Bei komplexen Vermögensverhältnissen ein notarielles Testament erstellen, das Ihre Wünsche klar regelt.
Rechtliche Besonderheiten in Deutschland
Die Erbausschlagung ist in Deutschland durch verschiedene gesetzliche Regelungen klar definiert.
Gesetzliche Grundlage
Die rechtliche Grundlage für die Ausschlagung eines Erbes findet sich in § 1942 BGB ff. Gemäß § 1942 Abs. 1 BGB kann der Erbe die Erbschaft ausschlagen, ohne Gründe dafür angeben zu müssen[1].
Die Ausschlagungserklärung muss gemäß § 1946 BGB gegenüber dem Nachlassgericht abgegeben werden. Für die Formvorschriften gilt § 1945 BGB.
Die Ausschlagungsfrist ist in § 1944 BGB geregelt und beträgt für im Inland lebende Erb:innen sechs Wochen, für im Ausland lebende sechs Monate.
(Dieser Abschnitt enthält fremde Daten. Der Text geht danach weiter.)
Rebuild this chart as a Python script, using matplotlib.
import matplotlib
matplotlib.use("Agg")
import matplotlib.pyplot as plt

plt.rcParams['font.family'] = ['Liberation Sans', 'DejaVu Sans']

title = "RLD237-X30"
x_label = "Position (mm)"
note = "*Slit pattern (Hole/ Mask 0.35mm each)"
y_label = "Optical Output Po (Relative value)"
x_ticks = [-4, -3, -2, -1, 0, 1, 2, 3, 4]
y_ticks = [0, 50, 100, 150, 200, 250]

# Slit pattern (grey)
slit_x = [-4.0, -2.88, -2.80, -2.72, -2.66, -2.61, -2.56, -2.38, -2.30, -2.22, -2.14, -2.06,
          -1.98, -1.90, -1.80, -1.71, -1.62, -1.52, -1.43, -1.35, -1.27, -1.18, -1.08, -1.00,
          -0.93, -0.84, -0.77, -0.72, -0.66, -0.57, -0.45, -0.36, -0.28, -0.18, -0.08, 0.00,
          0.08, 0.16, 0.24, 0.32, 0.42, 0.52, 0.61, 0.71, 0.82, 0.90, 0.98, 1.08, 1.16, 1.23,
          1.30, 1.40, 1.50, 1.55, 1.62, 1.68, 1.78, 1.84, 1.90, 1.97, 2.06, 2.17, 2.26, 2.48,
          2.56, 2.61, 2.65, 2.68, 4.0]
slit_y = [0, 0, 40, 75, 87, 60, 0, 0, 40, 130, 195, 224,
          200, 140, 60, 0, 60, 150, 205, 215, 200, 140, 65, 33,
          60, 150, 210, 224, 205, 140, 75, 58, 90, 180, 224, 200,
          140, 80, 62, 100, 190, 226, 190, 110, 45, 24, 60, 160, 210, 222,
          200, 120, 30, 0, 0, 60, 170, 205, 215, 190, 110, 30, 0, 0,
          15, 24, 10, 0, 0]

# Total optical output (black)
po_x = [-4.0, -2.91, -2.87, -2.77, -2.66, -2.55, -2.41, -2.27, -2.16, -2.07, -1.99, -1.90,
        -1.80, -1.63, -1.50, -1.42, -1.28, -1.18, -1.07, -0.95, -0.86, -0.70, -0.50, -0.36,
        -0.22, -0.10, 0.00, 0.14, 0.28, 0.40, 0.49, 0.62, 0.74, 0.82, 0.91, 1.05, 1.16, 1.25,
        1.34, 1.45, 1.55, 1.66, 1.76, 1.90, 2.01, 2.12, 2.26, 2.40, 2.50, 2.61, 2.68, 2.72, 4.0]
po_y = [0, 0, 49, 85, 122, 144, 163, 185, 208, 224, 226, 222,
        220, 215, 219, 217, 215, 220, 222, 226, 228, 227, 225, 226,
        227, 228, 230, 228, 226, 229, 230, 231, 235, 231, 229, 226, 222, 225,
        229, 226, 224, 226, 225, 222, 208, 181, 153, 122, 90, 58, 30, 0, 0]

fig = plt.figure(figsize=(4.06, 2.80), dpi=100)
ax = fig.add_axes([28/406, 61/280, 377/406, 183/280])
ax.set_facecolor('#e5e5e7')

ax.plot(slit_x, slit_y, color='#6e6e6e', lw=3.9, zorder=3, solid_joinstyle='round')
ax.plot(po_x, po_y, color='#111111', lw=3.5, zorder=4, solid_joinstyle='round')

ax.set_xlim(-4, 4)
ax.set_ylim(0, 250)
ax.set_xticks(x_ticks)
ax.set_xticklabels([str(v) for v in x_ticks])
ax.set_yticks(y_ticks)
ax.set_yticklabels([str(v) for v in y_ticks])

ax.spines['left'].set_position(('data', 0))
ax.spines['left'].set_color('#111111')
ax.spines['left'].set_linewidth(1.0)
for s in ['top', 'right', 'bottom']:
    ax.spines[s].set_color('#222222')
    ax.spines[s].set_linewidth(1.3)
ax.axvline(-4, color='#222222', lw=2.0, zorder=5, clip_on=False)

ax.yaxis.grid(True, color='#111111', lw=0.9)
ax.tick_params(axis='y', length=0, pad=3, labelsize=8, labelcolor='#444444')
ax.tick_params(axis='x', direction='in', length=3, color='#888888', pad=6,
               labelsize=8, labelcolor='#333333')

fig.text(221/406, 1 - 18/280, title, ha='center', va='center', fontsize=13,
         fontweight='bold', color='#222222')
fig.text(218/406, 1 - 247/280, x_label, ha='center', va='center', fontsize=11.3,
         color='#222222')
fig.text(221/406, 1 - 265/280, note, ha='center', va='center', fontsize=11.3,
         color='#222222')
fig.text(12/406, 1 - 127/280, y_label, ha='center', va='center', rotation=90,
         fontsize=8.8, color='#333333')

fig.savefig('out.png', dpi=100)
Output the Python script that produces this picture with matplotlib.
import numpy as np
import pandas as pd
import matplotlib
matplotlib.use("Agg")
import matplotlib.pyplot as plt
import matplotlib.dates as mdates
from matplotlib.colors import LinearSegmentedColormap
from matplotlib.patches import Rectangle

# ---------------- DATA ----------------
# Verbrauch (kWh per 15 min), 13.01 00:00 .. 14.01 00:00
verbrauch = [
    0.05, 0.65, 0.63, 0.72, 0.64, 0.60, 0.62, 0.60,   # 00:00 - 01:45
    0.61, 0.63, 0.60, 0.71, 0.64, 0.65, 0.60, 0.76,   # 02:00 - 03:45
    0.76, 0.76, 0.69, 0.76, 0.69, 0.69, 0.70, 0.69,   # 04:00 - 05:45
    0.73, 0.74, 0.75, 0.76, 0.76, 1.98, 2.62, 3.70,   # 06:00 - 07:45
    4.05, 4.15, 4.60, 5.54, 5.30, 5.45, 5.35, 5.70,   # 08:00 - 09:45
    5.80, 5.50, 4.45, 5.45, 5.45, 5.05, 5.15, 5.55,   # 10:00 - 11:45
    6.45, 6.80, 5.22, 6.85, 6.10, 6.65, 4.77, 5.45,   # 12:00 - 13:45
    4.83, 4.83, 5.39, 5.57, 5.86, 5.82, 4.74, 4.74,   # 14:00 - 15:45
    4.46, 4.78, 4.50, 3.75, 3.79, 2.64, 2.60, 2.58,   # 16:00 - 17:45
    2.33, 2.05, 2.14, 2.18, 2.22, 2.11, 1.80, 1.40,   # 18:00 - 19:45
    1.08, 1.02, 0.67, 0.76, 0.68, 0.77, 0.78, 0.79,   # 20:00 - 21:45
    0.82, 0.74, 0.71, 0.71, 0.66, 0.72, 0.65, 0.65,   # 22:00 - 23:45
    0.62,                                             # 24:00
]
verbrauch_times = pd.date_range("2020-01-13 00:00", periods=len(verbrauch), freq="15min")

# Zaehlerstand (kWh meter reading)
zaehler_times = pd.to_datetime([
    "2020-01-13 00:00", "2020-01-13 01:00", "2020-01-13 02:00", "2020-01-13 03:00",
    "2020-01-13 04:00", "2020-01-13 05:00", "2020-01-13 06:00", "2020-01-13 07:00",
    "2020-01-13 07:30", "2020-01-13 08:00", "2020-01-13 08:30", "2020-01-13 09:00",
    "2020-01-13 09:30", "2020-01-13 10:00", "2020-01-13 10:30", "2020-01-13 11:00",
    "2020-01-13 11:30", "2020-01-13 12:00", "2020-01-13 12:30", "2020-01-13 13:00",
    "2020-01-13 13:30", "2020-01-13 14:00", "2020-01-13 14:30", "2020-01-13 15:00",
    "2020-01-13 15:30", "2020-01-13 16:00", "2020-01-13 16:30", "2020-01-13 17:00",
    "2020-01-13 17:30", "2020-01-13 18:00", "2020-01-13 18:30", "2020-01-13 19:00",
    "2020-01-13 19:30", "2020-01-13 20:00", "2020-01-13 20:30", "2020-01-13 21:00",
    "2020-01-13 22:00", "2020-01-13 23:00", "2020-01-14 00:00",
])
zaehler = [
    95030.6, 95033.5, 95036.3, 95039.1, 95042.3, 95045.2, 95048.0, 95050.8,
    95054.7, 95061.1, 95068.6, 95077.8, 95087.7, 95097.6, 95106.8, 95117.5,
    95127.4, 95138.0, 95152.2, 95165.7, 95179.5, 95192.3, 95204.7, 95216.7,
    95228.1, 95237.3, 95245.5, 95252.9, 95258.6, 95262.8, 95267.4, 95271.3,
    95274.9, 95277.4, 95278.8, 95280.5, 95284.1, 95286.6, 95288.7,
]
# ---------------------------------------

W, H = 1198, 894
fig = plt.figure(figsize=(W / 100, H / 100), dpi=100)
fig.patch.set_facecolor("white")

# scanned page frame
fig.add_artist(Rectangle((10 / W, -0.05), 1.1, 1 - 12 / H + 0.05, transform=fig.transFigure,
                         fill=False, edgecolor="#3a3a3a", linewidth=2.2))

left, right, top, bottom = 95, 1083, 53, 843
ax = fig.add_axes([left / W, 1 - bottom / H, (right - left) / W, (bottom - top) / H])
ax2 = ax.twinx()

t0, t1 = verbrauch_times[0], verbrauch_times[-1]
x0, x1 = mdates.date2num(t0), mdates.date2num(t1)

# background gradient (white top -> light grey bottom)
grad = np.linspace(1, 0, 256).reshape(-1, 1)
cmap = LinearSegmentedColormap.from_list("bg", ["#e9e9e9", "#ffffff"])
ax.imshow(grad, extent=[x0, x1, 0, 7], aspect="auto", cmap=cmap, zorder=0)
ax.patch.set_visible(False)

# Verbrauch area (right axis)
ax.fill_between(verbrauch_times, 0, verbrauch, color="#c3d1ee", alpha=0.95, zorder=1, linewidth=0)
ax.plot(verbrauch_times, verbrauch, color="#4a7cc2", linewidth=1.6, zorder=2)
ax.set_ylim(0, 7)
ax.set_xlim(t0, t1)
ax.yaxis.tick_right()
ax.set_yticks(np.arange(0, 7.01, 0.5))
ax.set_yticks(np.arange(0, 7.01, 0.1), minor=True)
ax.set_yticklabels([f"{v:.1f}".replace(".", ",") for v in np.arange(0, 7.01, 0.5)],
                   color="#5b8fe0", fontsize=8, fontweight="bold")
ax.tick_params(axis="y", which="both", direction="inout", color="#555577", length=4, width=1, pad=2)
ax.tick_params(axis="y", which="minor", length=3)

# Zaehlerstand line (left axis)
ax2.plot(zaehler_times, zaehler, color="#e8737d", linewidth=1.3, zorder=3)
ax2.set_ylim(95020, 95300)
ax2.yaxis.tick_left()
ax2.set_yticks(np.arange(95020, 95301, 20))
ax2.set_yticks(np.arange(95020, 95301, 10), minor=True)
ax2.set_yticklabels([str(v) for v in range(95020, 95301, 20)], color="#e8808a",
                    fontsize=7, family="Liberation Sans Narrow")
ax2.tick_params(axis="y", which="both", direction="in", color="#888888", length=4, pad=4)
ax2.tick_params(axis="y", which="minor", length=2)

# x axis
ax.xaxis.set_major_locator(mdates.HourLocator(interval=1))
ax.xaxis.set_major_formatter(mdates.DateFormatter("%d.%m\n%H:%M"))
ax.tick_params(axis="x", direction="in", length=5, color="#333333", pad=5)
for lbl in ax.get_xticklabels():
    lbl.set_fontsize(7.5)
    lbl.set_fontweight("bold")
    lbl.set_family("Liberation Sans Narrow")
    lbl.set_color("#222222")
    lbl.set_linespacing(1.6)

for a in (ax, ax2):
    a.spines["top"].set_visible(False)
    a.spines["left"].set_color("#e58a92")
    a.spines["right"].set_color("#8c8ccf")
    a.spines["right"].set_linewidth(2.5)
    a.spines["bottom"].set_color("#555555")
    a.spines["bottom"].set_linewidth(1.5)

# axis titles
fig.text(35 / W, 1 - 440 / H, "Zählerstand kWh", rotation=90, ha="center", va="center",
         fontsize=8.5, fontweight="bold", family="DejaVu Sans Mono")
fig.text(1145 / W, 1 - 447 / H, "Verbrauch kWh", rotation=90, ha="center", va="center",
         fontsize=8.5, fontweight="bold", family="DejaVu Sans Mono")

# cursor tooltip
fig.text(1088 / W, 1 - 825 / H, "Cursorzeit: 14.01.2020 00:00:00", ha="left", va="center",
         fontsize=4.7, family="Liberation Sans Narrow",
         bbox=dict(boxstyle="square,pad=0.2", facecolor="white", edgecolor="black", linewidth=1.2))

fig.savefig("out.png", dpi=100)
Sonderfall: Erbausschlagung für Minderjährige
Falls ein minderjähriges Kind erbt, haben die Eltern als gesetzliche Vertreter:innen die Möglichkeit, das Erbe auszuschlagen. Dies muss jedoch ebenfalls innerhalb der sechswöchigen Frist geschehen. In bestimmten Fällen - besonders bei wertvollen Nachlässen - kann zusätzlich die Genehmigung des Familiengerichts erforderlich sein.
In vielen Fällen müssen beide sorgeberechtigten Elternteile zusammen beim Nachlassgericht erscheinen, um die Ausschlagung für ihr Kind zu erklären.
Die Entscheidung der Erbausschlagung für Kinder sollte besonders sorgfältig abgewogen werden, da sie weitreichende finanzielle Folgen haben kann.
Die Ausschlagung eines Erbes ist eine wichtige rechtliche Möglichkeit, sich vor unerwünschten finanziellen Belastungen zu schützen. Gleichzeitig handelt es sich um eine folgenschwere Entscheidung, die gut überlegt sein will. Die strikte Sechs-Wochen-Frist zwingt zu schnellem Handeln, was die Situation zusätzlich erschwert.
Lassen Sie sich bei Unsicherheiten von Fachleuten beraten und prüfen Sie den Nachlass so gründlich wie möglich. Mit der richtigen Information und einer sorgfältigen Abwägung können Sie die für Ihre Situation passende Entscheidung treffen und sich und Ihre Familie vor möglichen finanziellen Belastungen schützen.